Aim of the task:
Reproduce the listing below word for word, with no pictures.

Given material:
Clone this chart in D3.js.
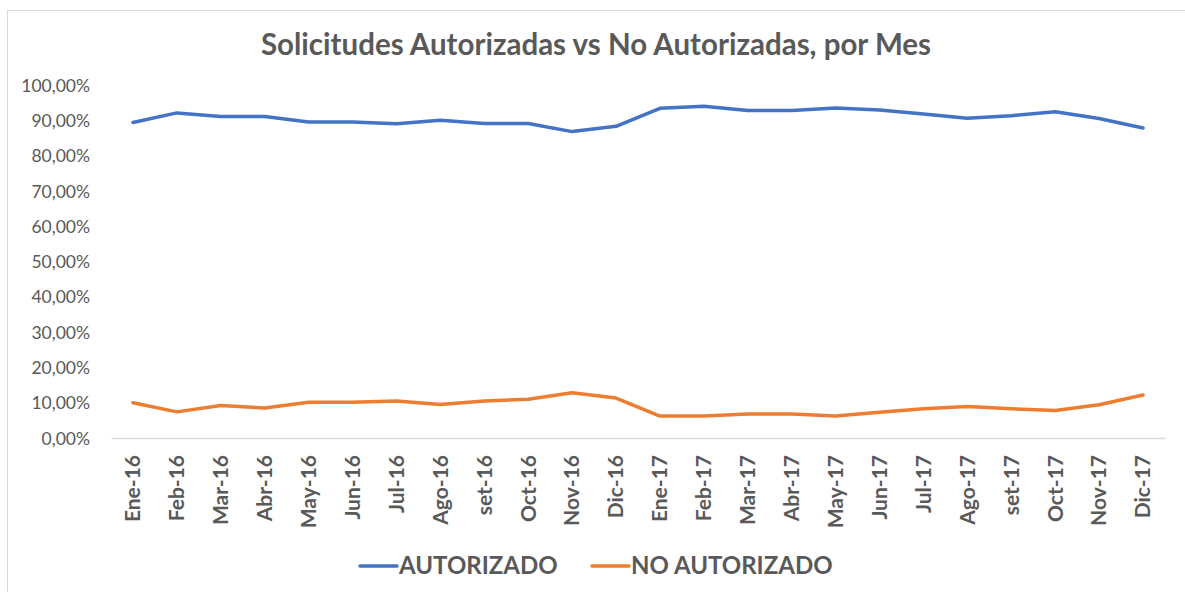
<!DOCTYPE html>
<html>
<head>
<meta charset="utf-8">
<script src="https://cdn.jsdelivr.net/npm/d3@7"></script>
<style>
  body { margin: 0; background: #fff; }
  svg text { font-family: Lato, "Open Sans", sans-serif; fill: #595959; }
</style>
</head>
<body>
<div id="chart"></div>
<script>
var months = ["Ene-16", "Feb-16", "Mar-16", "Abr-16", "May-16", "Jun-16", "Jul-16", "Ago-16", "set-16", "Oct-16", "Nov-16", "Dic-16",
              "Ene-17", "Feb-17", "Mar-17", "Abr-17", "May-17", "Jun-17", "Jul-17", "Ago-17", "set-17", "Oct-17", "Nov-17", "Dic-17"];
var autorizado = [89.4, 92.1, 91.1, 91.1, 89.5, 89.5, 89.0, 90.0, 89.1, 89.1, 86.8, 88.3,
                  93.4, 94.0, 92.8, 92.8, 93.5, 92.9, 91.8, 90.6, 91.3, 92.4, 90.5, 87.8];
var noAutorizado = [10.0, 7.4, 9.2, 8.5, 10.1, 10.1, 10.5, 9.5, 10.5, 11.0, 12.8, 11.3,
                    6.2, 6.2, 6.8, 6.8, 6.2, 7.3, 8.3, 8.9, 8.3, 7.8, 9.4, 12.2];
var yTicks = [0, 10, 20, 30, 40, 50, 60, 70, 80, 90, 100];
var seriesNames = ["AUTORIZADO", "NO AUTORIZADO"];
var seriesColors = ["#4472C4", "#ED7D31"];

var width = 1185, height = 592;
var margin = { top: 85, right: 20, bottom: 154, left: 111 };

var svg = d3.select("#chart")
  .append("svg")
  .attr("width", width)
  .attr("height", height);

// chart frame
svg.append("rect")
  .attr("x", 7.5)
  .attr("y", 10.5)
  .attr("width", 1200)
  .attr("height", 620)
  .attr("fill", "none")
  .attr("stroke", "#d9d9d9");

svg.append("text")
  .attr("x", 596)
  .attr("y", 55)
  .attr("text-anchor", "middle")
  .style("font-size", "29.5px")
  .style("font-weight", "bold")
  .text("Solicitudes Autorizadas vs No Autorizadas, por Mes");

var x = d3.scaleBand()
  .domain(months)
  .range([margin.left, width - margin.right]);

var y = d3.scaleLinear()
  .domain([0, 100])
  .range([height - margin.bottom, margin.top]);

var fmt = function(d) { return d3.format(".2f")(d).replace(".", ",") + "%"; };

// y axis labels
var yAxis = svg.append("g")
  .attr("transform", "translate(" + (margin.left - 21) + ",0)")
  .call(d3.axisLeft(y).tickValues(yTicks).tickFormat(fmt).tickSize(0).tickPadding(0));
yAxis.select(".domain").remove();
yAxis.selectAll("text")
  .style("font-size", "17.5px")
  .attr("fill", null)
  .attr("dy", "0.35em");

// x axis
var xAxis = svg.append("g")
  .attr("transform", "translate(0," + y(0) + ")")
  .call(d3.axisBottom(x).tickSize(0));
xAxis.select(".domain").attr("stroke", "#d9d9d9").attr("stroke-width", 1.5);
xAxis.selectAll("text")
  .attr("fill", null)
  .style("font-size", "21px")
  .style("font-weight", "bold")
  .style("text-anchor", "end")
  .attr("transform", "rotate(-90)")
  .attr("x", -17)
  .attr("y", 0)
  .attr("dy", "0.35em");

var line = d3.line()
  .x(function(d, i) { return x(months[i]) + x.bandwidth() / 2; })
  .y(function(d) { return y(d); });

[autorizado, noAutorizado].forEach(function(values, k) {
  svg.append("path")
    .datum(values)
    .attr("fill", "none")
    .attr("stroke", seriesColors[k])
    .attr("stroke-width", 3.5)
    .attr("stroke-linecap", "round")
    .attr("stroke-linejoin", "round")
    .attr("d", line);
});

// legend
var legendX = [360, 592];
var legend = svg.selectAll(".legend")
  .data(seriesNames)
  .enter().append("g")
  .attr("class", "legend")
  .attr("transform", function(d, i) { return "translate(" + legendX[i] + ",566)"; });

legend.append("line")
  .attr("x1", 0)
  .attr("x2", 37)
  .attr("stroke", function(d, i) { return seriesColors[i]; })
  .attr("stroke-width", 3.5)
  .attr("stroke-linecap", "round");

legend.append("text")
  .attr("x", 39)
  .attr("dy", "0.35em")
  .style("font-size", "24px")
  .style("font-weight", "bold")
  .text(function(d) { return d; });
</script>
</body>
</html>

Final answer:
Clone this chart in D3.js.
<!DOCTYPE html>
<html>
<head>
<meta charset="utf-8">
<script src="https://cdn.jsdelivr.net/npm/d3@7"></script>
<style>
  body { margin: 0; background: #fff; }
  svg text { font-family: Lato, "Open Sans", sans-serif; fill: #595959; }
</style>
</head>
<body>
<div id="chart"></div>
<script>
var months = ["Ene-16", "Feb-16", "Mar-16", "Abr-16", "May-16", "Jun-16", "Jul-16", "Ago-16", "set-16", "Oct-16", "Nov-16", "Dic-16",
              "Ene-17", "Feb-17", "Mar-17", "Abr-17", "May-17", "Jun-17", "Jul-17", "Ago-17", "set-17", "Oct-17", "Nov-17", "Dic-17"];
var autorizado = [89.4, 92.1, 91.1, 91.1, 89.5, 89.5, 89.0, 90.0, 89.1, 89.1, 86.8, 88.3,
                  93.4, 94.0, 92.8, 92.8, 93.5, 92.9, 91.8, 90.6, 91.3, 92.4, 90.5, 87.8];
var noAutorizado = [10.0, 7.4, 9.2, 8.5, 10.1, 10.1, 10.5, 9.5, 10.5, 11.0, 12.8, 11.3,
                    6.2, 6.2, 6.8, 6.8, 6.2, 7.3, 8.3, 8.9, 8.3, 7.8, 9.4, 12.2];
var yTicks = [0, 10, 20, 30, 40, 50, 60, 70, 80, 90, 100];
var seriesNames = ["AUTORIZADO", "NO AUTORIZADO"];
var seriesColors = ["#4472C4", "#ED7D31"];

var width = 1185, height = 592;
var margin = { top: 85, right: 20, bottom: 154, left: 111 };

var svg = d3.select("#chart")
  .append("svg")
  .attr("width", width)
  .attr("height", height);

// chart frame
svg.append("rect")
  .attr("x", 7.5)
  .attr("y", 10.5)
  .attr("width", 1200)
  .attr("height", 620)
  .attr("fill", "none")
  .attr("stroke", "#d9d9d9");

svg.append("text")
  .attr("x", 596)
  .attr("y", 55)
  .attr("text-anchor", "middle")
  .style("font-size", "29.5px")
  .style("font-weight", "bold")
  .text("Solicitudes Autorizadas vs No Autorizadas, por Mes");

var x = d3.scaleBand()
  .domain(months)
  .range([margin.left, width - margin.right]);

var y = d3.scaleLinear()
  .domain([0, 100])
  .range([height - margin.bottom, margin.top]);

var fmt = function(d) { return d3.format(".2f")(d).replace(".", ",") + "%"; };

// y axis labels
var yAxis = svg.append("g")
  .attr("transform", "translate(" + (margin.left - 21) + ",0)")
  .call(d3.axisLeft(y).tickValues(yTicks).tickFormat(fmt).tickSize(0).tickPadding(0));
yAxis.select(".domain").remove();
yAxis.selectAll("text")
  .style("font-size", "17.5px")
  .attr("fill", null)
  .attr("dy", "0.35em");

// x axis
var xAxis = svg.append("g")
  .attr("transform", "translate(0," + y(0) + ")")
  .call(d3.axisBottom(x).tickSize(0));
xAxis.select(".domain").attr("stroke", "#d9d9d9").attr("stroke-width", 1.5);
xAxis.selectAll("text")
  .attr("fill", null)
  .style("font-size", "21px")
  .style("font-weight", "bold")
  .style("text-anchor", "end")
  .attr("transform", "rotate(-90)")
  .attr("x", -17)
  .attr("y", 0)
  .attr("dy", "0.35em");

var line = d3.line()
  .x(function(d, i) { return x(months[i]) + x.bandwidth() / 2; })
  .y(function(d) { return y(d); });

[autorizado, noAutorizado].forEach(function(values, k) {
  svg.append("path")
    .datum(values)
    .attr("fill", "none")
    .attr("stroke", seriesColors[k])
    .attr("stroke-width", 3.5)
    .attr("stroke-linecap", "round")
    .attr("stroke-linejoin", "round")
    .attr("d", line);
});

// legend
var legendX = [360, 592];
var legend = svg.selectAll(".legend")
  .data(seriesNames)
  .enter().append("g")
  .attr("class", "legend")
  .attr("transform", function(d, i) { return "translate(" + legendX[i] + ",566)"; });

legend.append("line")
  .attr("x1", 0)
  .attr("x2", 37)
  .attr("stroke", function(d, i) { return seriesColors[i]; })
  .attr("stroke-width", 3.5)
  .attr("stroke-linecap", "round");

legend.append("text")
  .attr("x", 39)
  .attr("dy", "0.35em")
  .style("font-size", "24px")
  .style("font-weight", "bold")
  .text(function(d) { return d; });
</script>
</body>
</html>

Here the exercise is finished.